The commission also disqualified Luhaga Mpina, the presidential candidate for the second-largest opposition party, ACT-Wazalendo, after an objection from the attorney general, leaving only candidates from minor parties taking on Hassan.

“There is no election in Tanzania. If I may sum up properly, it is a coronation,” Deogratius Munishi, CHADEMA’s secretary for foreign affairs, told Citizen Television in neighbouring Kenya on Wednesday.

The government has said the election is being conducted fairly and denied allegations of widespread human rights abuses in the run-up, including abductions of opposition figures.

Results due within three days

Voters are also choosing members of the country’s 400-seat parliament and a president and lawmakers in the semi-autonomous Zanzibar archipelago.

Polls are due to close at 1300 GMT, and results are expected within three days.

“I urge all Tanzanians, those who are still at home, to come out and exercise their right and vote and choose their preferred leaders,” Hassan said after voting in the administrative capital Dodoma.

She has been traversing the country of around 68 million people to tout her record of expanding transport networks and increasing power generation.

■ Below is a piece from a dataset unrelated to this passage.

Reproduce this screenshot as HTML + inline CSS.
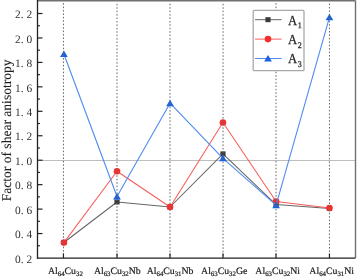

Supporters of Tanzanian presidential candidate Samia Suluhu Hassan, of the ruling Chama Cha Mapinduzi party, listen to speeches during a campaign rally in Arusha, Tanzania (Copyright 2025 The Associated Press. All rights reserved)

Juma Mtali, a businessperson voting in Dar es Salaam, said his experience had been smooth.

“As of now it is very peaceful,” he said.

Small groups of young people protested in Dar es Salaam’s Manzese and Ubungo neighbourhoods before being dispersed by police, Reuters witnesses said.

Government ordered probe into alleged abductions

Hassan’s CCM, whose predecessor party led the struggle for independence for mainland Tanzania in the 1950s, has dominated national politics since it was founded in 1977.

Hassan, one of ONLY two female heads of state in Africa, won plaudits after coming to power in 2021 for easing repression of political opponents and censorship that proliferated under her predecessor, John Magufuli, who died in office.

But in the last two years, rights campaigners and opposition candidates have accused the government of unexplained abductions of its critics.

This month, the country’s former ambassador to Cuba, now a fierce critic of the government, was taken from his home by unknown assailants, his family said. Police said they were investigating.

Hassan has said her government is committed to respecting human rights and last year ordered an investigation into the reports of abductions. No official findings have been made public.